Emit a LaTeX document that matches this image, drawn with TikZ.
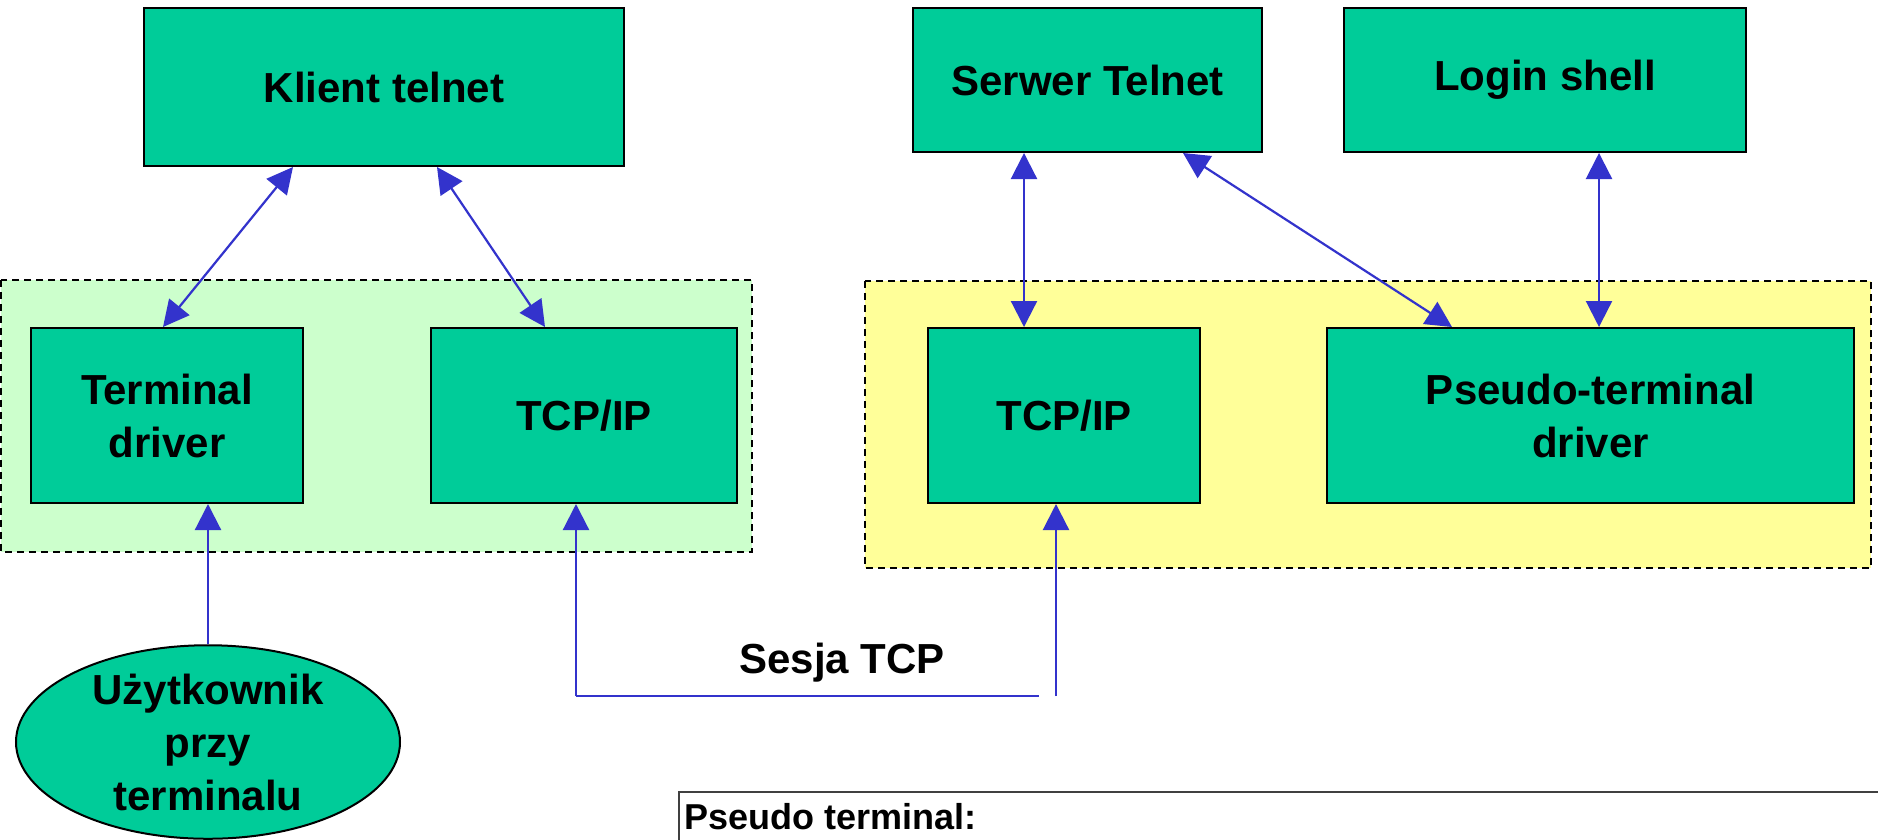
\documentclass[tikz,border=0pt]{standalone}
\usepackage{fontspec}
\setmainfont{Liberation Sans}
\usetikzlibrary{arrows.meta,shapes.geometric}
\definecolor{boxgreen}{RGB}{0,204,153}
\definecolor{zonegreen}{RGB}{204,255,204}
\definecolor{zoneyellow}{RGB}{255,255,153}
\definecolor{linkblue}{RGB}{51,51,204}
\tikzset{
  block/.style={draw=black, line width=2pt, fill=boxgreen, rectangle, inner sep=0pt,
    align=center, font=\fontsize{42}{53}\selectfont\bfseries},
  zone/.style={draw=black, line width=1.6pt, dash pattern=on 7pt off 5pt},
  link/.style={draw=linkblue, line width=2.2pt},
  tip/.style={},
  biarrow/.style={link, {Triangle[length=26pt,width=26pt]}-{Triangle[length=26pt,width=26pt]}},
  uparrow/.style={link, -{Triangle[length=26pt,width=26pt]}},
  label/.style={font=\fontsize{42}{53}\selectfont\bfseries, inner sep=0pt}
}
\begin{document}
\begin{tikzpicture}[x=1pt,y=-1pt]
\useasboundingbox[fill=white] (0,0) rectangle (1878,839);

% shaded host zones
\draw[zone, fill=zonegreen] (1,280) rectangle (752,552);
\draw[zone, fill=zoneyellow] (865,281) rectangle (1871,568);

% client side
\node[block, minimum width=480pt, minimum height=158pt] (klient) at (384,87) {Klient telnet};
\node[block, minimum width=272pt, minimum height=175pt] (term) at (167,415.5) {Terminal\\driver};
\node[block, minimum width=306pt, minimum height=175pt] (tcpL) at (584,415.5) {TCP/IP};
\node[block, ellipse, minimum width=384pt, minimum height=192pt] (user) at (208,742) {Użytkownik\\przy\\terminalu};

% server side
\node[block, minimum width=349pt, minimum height=144pt] (serwer) at (1087.5,80) {Serwer Telnet};
\node[block, minimum width=402pt, minimum height=144pt] (login) at (1545,80) {Login shell};
\node[block, minimum width=272pt, minimum height=175pt] (tcpR) at (1064,415.5) {TCP/IP};
\node[block, minimum width=527pt, minimum height=175pt] (pty) at (1590.5,415.5) {Pseudo-terminal\\driver};

% connections
\draw[biarrow] ([xshift=-91pt]klient.south) -- ([xshift=-4pt]term.north);
\draw[biarrow] ([xshift=53pt]klient.south) -- ([xshift=-39pt]tcpL.north);
\draw[biarrow] ([xshift=-63.5pt]serwer.south) -- ([xshift=-40pt]tcpR.north);
\draw[biarrow] ([xshift=95.5pt]serwer.south) -- ([xshift=-138.5pt]pty.north);
\draw[biarrow] ([xshift=54pt]login.south) -- ([xshift=54pt]login.south |- pty.north);
\draw[uparrow] (user.north) -- (user.north |- term.south);

% TCP session between the hosts
\coordinate (s1) at (576,696);
\coordinate (s2) at (1039,696);
\coordinate (s3) at (1056,696);
\draw[uparrow] (s1) -- (s1 |- tcpL.south);
\draw[link] (s1) -- (s2);
\draw[uparrow] (s3) -- (s3 |- tcpR.south);
\node[label] (sesja) at (842,663) {Sesja TCP};

% note box
\draw[draw=black!75, line width=1.6pt] (679,840) -- (679,792) -- (1880,792);
\node[font=\fontsize{36}{44}\selectfont\bfseries, inner sep=0pt, anchor=base west] (note) at (684,829) {Pseudo terminal:};
\end{tikzpicture}
\end{document}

▬▬▬

- [To do]: Extract all the data above exactly, excluding every picture.

- [Correct result]:
Emit a LaTeX document that matches this image, drawn with TikZ.
\documentclass[tikz,border=0pt]{standalone}
\usepackage{fontspec}
\setmainfont{Liberation Sans}
\usetikzlibrary{arrows.meta,shapes.geometric}
\definecolor{boxgreen}{RGB}{0,204,153}
\definecolor{zonegreen}{RGB}{204,255,204}
\definecolor{zoneyellow}{RGB}{255,255,153}
\definecolor{linkblue}{RGB}{51,51,204}
\tikzset{
  block/.style={draw=black, line width=2pt, fill=boxgreen, rectangle, inner sep=0pt,
    align=center, font=\fontsize{42}{53}\selectfont\bfseries},
  zone/.style={draw=black, line width=1.6pt, dash pattern=on 7pt off 5pt},
  link/.style={draw=linkblue, line width=2.2pt},
  tip/.style={},
  biarrow/.style={link, {Triangle[length=26pt,width=26pt]}-{Triangle[length=26pt,width=26pt]}},
  uparrow/.style={link, -{Triangle[length=26pt,width=26pt]}},
  label/.style={font=\fontsize{42}{53}\selectfont\bfseries, inner sep=0pt}
}
\begin{document}
\begin{tikzpicture}[x=1pt,y=-1pt]
\useasboundingbox[fill=white] (0,0) rectangle (1878,839);

% shaded host zones
\draw[zone, fill=zonegreen] (1,280) rectangle (752,552);
\draw[zone, fill=zoneyellow] (865,281) rectangle (1871,568);

% client side
\node[block, minimum width=480pt, minimum height=158pt] (klient) at (384,87) {Klient telnet};
\node[block, minimum width=272pt, minimum height=175pt] (term) at (167,415.5) {Terminal\\driver};
\node[block, minimum width=306pt, minimum height=175pt] (tcpL) at (584,415.5) {TCP/IP};
\node[block, ellipse, minimum width=384pt, minimum height=192pt] (user) at (208,742) {Użytkownik\\przy\\terminalu};

% server side
\node[block, minimum width=349pt, minimum height=144pt] (serwer) at (1087.5,80) {Serwer Telnet};
\node[block, minimum width=402pt, minimum height=144pt] (login) at (1545,80) {Login shell};
\node[block, minimum width=272pt, minimum height=175pt] (tcpR) at (1064,415.5) {TCP/IP};
\node[block, minimum width=527pt, minimum height=175pt] (pty) at (1590.5,415.5) {Pseudo-terminal\\driver};

% connections
\draw[biarrow] ([xshift=-91pt]klient.south) -- ([xshift=-4pt]term.north);
\draw[biarrow] ([xshift=53pt]klient.south) -- ([xshift=-39pt]tcpL.north);
\draw[biarrow] ([xshift=-63.5pt]serwer.south) -- ([xshift=-40pt]tcpR.north);
\draw[biarrow] ([xshift=95.5pt]serwer.south) -- ([xshift=-138.5pt]pty.north);
\draw[biarrow] ([xshift=54pt]login.south) -- ([xshift=54pt]login.south |- pty.north);
\draw[uparrow] (user.north) -- (user.north |- term.south);

% TCP session between the hosts
\coordinate (s1) at (576,696);
\coordinate (s2) at (1039,696);
\coordinate (s3) at (1056,696);
\draw[uparrow] (s1) -- (s1 |- tcpL.south);
\draw[link] (s1) -- (s2);
\draw[uparrow] (s3) -- (s3 |- tcpR.south);
\node[label] (sesja) at (842,663) {Sesja TCP};

% note box
\draw[draw=black!75, line width=1.6pt] (679,840) -- (679,792) -- (1880,792);
\node[font=\fontsize{36}{44}\selectfont\bfseries, inner sep=0pt, anchor=base west] (note) at (684,829) {Pseudo terminal:};
\end{tikzpicture}
\end{document}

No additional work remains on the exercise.